▶ _Problem_:
Locate each line below that includes "with" and reproduce it.

▶ _Input for this task_:
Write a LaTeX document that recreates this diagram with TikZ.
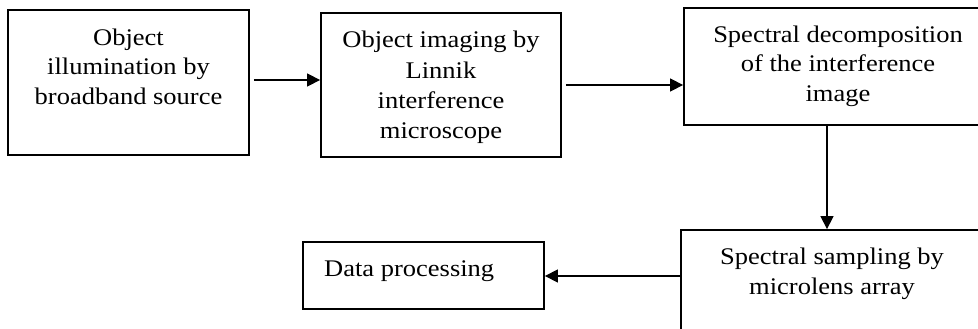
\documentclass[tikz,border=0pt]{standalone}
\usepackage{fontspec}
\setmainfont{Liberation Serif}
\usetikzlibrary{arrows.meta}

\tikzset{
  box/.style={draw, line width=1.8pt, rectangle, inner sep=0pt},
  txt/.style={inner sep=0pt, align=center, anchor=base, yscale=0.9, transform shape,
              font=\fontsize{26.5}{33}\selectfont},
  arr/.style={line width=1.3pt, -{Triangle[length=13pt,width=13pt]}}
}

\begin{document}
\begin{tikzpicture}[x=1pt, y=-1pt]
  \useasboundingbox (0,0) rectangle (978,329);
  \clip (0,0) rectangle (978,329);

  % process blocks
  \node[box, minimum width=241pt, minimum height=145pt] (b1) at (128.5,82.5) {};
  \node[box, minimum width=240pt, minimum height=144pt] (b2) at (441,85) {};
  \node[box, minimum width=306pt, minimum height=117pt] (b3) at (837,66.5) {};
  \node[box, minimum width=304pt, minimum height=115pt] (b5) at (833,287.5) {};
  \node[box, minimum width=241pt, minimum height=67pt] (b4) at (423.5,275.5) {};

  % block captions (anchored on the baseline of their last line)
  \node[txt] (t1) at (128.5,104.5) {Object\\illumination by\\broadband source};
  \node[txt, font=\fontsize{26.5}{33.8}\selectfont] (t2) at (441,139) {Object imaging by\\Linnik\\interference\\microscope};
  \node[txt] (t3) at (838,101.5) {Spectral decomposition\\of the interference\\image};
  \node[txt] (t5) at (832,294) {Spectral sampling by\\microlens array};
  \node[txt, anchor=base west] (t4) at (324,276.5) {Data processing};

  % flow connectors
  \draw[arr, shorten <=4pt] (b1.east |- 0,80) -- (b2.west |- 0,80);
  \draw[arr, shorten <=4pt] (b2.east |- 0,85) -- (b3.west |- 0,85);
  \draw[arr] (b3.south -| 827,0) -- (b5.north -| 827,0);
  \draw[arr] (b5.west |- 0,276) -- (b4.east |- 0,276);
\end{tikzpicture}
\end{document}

--

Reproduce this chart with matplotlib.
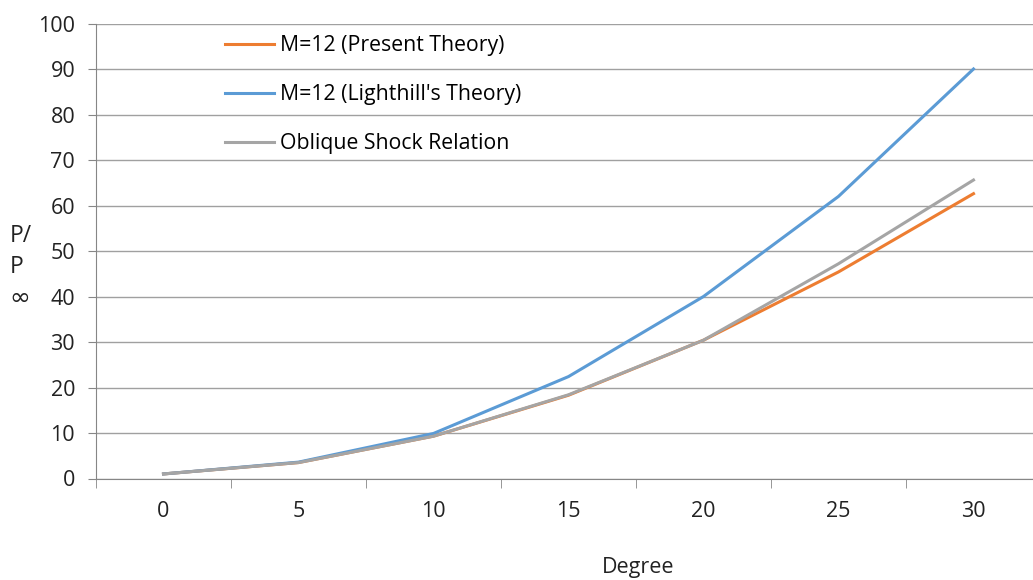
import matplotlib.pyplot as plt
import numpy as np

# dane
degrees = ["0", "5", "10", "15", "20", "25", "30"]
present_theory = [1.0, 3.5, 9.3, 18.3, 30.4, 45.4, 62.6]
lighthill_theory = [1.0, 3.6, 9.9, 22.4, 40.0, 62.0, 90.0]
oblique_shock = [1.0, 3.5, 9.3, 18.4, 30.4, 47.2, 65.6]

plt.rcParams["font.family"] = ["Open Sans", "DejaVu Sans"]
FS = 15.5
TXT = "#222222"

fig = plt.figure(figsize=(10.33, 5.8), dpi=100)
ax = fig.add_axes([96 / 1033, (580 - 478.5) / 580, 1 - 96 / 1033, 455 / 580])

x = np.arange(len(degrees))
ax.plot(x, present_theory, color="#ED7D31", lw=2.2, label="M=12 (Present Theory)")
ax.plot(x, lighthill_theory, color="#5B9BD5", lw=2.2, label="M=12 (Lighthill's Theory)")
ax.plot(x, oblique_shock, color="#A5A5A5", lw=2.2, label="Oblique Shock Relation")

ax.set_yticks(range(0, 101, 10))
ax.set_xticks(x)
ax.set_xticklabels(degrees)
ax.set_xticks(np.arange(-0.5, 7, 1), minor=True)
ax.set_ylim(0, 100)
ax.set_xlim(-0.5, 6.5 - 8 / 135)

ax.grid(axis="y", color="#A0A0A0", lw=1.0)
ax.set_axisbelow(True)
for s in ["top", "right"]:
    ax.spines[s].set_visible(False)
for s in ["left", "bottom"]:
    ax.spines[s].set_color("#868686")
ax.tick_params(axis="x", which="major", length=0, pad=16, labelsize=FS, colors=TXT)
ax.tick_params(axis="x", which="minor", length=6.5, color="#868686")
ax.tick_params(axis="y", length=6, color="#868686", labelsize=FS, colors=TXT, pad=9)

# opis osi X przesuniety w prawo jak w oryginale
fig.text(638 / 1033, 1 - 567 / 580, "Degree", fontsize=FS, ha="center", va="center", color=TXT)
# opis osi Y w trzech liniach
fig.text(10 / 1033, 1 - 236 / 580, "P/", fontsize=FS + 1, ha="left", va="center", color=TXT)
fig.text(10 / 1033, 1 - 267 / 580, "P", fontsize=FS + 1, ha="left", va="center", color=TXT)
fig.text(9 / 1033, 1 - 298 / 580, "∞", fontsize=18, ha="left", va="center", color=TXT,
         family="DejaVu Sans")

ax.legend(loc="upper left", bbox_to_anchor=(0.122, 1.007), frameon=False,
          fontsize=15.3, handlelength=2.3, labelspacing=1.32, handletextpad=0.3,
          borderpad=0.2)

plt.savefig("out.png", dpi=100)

...

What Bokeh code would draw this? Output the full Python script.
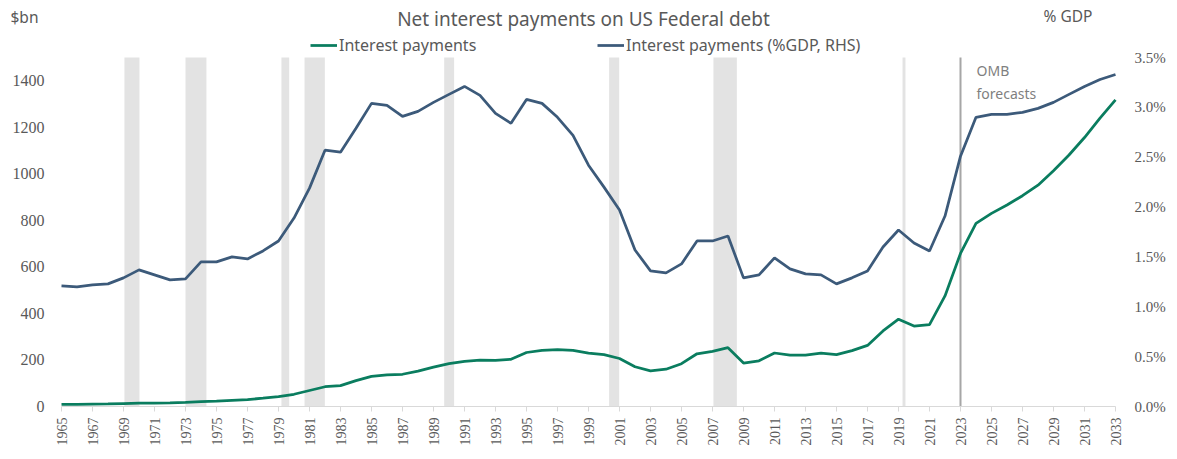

▶ _Solved problem_:
Write a LaTeX document that recreates this diagram with TikZ.
Reproduce this chart with matplotlib.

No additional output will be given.